--- Start SOURCE DATA ---

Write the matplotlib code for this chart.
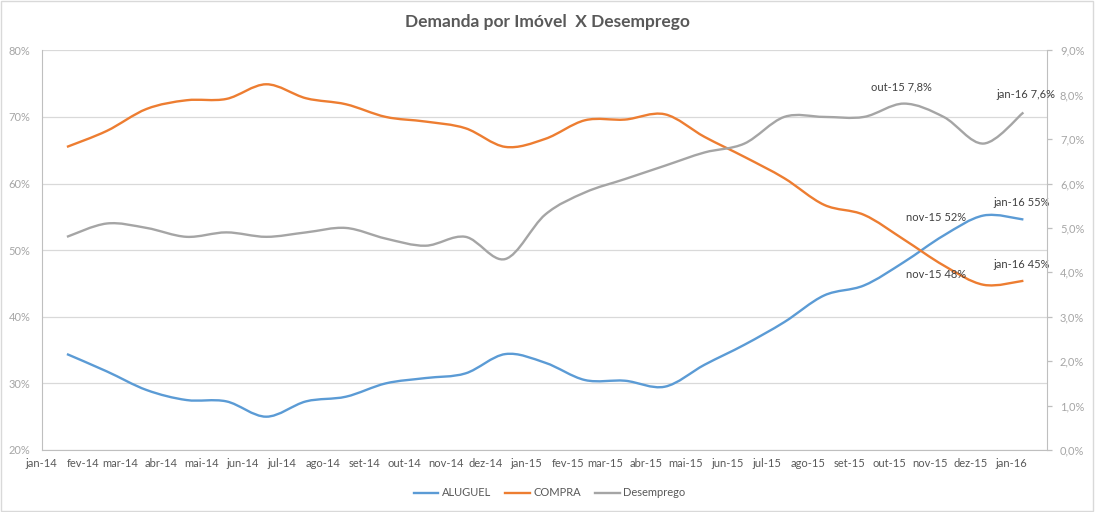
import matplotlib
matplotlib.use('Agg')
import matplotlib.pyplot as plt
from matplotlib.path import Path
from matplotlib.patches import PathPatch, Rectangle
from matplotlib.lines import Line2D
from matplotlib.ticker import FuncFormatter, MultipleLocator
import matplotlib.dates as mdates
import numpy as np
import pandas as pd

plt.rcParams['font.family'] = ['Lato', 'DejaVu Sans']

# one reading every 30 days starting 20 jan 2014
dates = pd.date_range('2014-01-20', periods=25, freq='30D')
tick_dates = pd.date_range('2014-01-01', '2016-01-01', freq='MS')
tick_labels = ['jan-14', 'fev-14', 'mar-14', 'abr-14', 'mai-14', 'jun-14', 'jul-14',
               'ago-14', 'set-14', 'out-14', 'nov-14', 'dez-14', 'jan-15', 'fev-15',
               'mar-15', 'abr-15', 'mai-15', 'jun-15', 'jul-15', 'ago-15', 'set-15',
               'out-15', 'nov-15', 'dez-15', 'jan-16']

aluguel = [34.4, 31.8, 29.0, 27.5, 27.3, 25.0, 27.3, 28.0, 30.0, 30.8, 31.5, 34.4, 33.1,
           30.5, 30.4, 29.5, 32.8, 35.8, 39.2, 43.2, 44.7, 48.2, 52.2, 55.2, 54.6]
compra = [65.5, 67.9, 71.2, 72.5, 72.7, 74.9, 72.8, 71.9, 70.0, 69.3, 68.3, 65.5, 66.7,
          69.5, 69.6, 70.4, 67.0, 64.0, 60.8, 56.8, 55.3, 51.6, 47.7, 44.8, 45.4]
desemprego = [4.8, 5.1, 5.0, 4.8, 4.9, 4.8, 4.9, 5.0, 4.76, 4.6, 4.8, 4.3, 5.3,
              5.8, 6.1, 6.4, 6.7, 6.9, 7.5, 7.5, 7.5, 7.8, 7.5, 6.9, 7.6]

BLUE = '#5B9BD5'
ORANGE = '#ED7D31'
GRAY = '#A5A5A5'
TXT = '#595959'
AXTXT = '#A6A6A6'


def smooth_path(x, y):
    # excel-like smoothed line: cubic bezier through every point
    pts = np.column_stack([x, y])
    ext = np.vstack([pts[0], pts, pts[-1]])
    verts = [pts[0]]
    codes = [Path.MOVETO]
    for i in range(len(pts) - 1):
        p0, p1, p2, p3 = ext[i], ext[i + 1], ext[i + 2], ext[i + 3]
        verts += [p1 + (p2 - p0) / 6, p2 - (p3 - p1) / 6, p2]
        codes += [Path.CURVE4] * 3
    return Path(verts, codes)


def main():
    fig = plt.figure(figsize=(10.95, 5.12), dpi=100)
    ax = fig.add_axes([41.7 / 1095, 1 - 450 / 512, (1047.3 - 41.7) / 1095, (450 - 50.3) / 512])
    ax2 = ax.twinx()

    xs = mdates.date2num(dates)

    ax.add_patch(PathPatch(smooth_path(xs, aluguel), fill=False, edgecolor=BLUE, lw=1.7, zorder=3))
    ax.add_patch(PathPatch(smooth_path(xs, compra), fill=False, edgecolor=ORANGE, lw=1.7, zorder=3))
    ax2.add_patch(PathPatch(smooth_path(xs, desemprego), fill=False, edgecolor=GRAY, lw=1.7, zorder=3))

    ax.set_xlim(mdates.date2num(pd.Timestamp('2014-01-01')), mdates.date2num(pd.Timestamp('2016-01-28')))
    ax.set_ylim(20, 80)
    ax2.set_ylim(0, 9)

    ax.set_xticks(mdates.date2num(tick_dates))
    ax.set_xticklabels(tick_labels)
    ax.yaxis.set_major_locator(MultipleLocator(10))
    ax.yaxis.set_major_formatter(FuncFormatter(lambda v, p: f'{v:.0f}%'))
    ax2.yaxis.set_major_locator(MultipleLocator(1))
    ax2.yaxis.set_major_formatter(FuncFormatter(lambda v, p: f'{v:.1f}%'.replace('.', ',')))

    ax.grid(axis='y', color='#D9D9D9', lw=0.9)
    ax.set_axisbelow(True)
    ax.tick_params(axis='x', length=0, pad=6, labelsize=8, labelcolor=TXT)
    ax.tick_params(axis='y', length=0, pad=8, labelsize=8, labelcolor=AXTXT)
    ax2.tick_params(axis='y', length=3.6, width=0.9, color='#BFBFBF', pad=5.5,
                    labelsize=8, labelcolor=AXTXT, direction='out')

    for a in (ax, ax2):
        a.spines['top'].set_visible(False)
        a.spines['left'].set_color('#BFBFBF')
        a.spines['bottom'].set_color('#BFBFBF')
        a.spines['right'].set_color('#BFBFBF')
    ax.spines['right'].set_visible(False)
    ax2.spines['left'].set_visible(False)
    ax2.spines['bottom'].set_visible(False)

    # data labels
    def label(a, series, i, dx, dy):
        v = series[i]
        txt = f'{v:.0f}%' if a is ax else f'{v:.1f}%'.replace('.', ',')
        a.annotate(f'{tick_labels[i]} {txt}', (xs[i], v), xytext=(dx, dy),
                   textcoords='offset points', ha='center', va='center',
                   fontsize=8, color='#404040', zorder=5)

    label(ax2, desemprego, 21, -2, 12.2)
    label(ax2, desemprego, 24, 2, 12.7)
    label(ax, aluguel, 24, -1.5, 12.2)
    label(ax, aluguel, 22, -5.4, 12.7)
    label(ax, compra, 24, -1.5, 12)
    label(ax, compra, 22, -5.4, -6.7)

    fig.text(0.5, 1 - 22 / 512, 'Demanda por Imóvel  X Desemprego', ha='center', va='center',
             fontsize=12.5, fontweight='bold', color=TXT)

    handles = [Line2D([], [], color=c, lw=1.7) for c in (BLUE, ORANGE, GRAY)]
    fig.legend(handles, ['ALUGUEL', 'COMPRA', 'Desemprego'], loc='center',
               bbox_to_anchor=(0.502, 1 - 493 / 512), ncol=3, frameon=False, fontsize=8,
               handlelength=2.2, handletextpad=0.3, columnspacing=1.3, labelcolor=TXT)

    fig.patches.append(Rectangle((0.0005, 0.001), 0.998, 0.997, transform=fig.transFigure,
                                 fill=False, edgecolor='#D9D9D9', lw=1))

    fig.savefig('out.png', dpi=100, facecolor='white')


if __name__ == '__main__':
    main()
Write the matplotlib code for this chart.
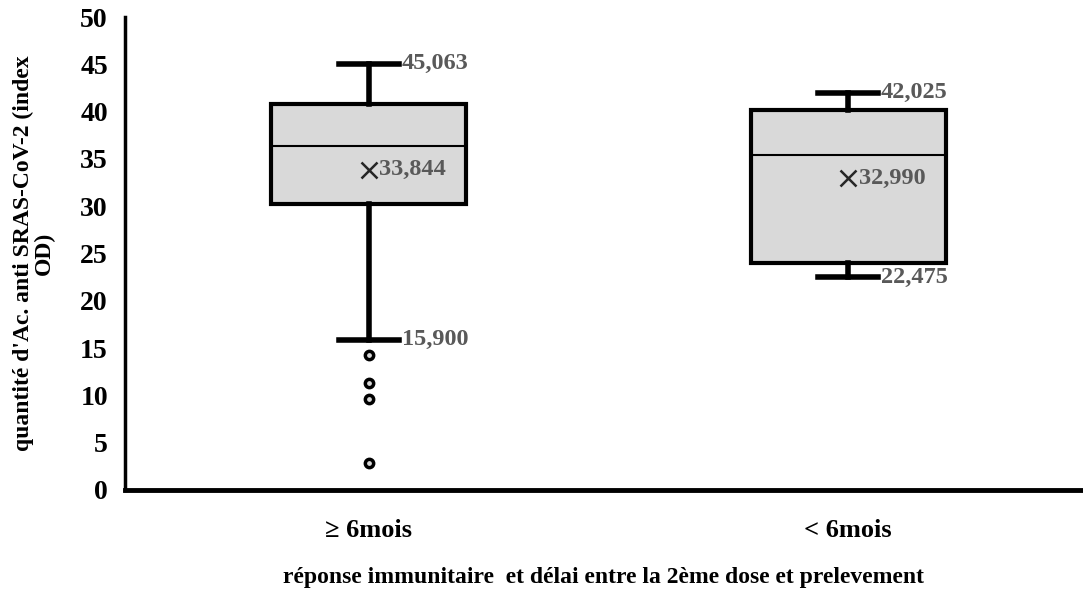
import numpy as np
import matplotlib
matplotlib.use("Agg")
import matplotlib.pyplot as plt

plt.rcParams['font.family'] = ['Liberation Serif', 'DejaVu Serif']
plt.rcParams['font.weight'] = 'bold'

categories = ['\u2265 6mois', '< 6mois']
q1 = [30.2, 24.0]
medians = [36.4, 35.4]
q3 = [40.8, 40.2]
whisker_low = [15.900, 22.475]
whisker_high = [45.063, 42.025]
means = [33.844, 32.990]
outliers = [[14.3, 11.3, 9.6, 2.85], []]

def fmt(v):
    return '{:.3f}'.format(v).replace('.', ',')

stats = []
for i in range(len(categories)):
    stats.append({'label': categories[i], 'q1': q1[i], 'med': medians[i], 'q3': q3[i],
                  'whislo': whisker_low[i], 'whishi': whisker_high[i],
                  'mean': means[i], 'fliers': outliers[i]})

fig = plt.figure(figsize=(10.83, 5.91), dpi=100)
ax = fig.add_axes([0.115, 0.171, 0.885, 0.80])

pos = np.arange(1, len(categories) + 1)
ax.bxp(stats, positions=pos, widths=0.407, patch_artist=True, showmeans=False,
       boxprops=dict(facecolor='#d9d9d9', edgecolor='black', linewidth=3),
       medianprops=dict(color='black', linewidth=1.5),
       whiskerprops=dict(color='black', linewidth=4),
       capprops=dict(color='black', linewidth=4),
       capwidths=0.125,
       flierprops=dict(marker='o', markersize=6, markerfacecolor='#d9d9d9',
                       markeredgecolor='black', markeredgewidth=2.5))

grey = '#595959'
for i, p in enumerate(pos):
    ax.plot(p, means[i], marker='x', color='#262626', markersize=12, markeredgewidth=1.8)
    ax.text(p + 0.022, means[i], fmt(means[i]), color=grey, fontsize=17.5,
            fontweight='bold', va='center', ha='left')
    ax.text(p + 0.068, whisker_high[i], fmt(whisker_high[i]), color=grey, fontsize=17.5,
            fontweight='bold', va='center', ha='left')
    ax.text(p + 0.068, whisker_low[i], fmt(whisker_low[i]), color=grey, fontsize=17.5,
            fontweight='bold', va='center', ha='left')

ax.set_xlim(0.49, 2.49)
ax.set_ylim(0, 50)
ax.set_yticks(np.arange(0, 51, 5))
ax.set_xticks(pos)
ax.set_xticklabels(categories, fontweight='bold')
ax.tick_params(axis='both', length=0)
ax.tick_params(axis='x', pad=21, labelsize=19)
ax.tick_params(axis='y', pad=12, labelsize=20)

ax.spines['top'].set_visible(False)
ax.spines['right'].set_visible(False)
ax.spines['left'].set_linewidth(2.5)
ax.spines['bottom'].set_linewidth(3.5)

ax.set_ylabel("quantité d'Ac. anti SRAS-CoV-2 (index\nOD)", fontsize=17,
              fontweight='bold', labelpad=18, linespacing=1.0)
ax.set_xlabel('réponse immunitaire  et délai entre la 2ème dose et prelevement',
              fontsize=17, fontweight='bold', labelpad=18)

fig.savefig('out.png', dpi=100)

--- End SOURCE DATA ---

Repeat the lines from where the entries begin to the line with "plt.rcParams['font.family'] = ['Lato', 'DejaVu", both included. Any picture is left out.

Write the matplotlib code for this chart.
import matplotlib
matplotlib.use('Agg')
import matplotlib.pyplot as plt
from matplotlib.path import Path
from matplotlib.patches import PathPatch, Rectangle
from matplotlib.lines import Line2D
from matplotlib.ticker import FuncFormatter, MultipleLocator
import matplotlib.dates as mdates
import numpy as np
import pandas as pd

plt.rcParams['font.family'] = ['Lato', 'DejaVu Sans']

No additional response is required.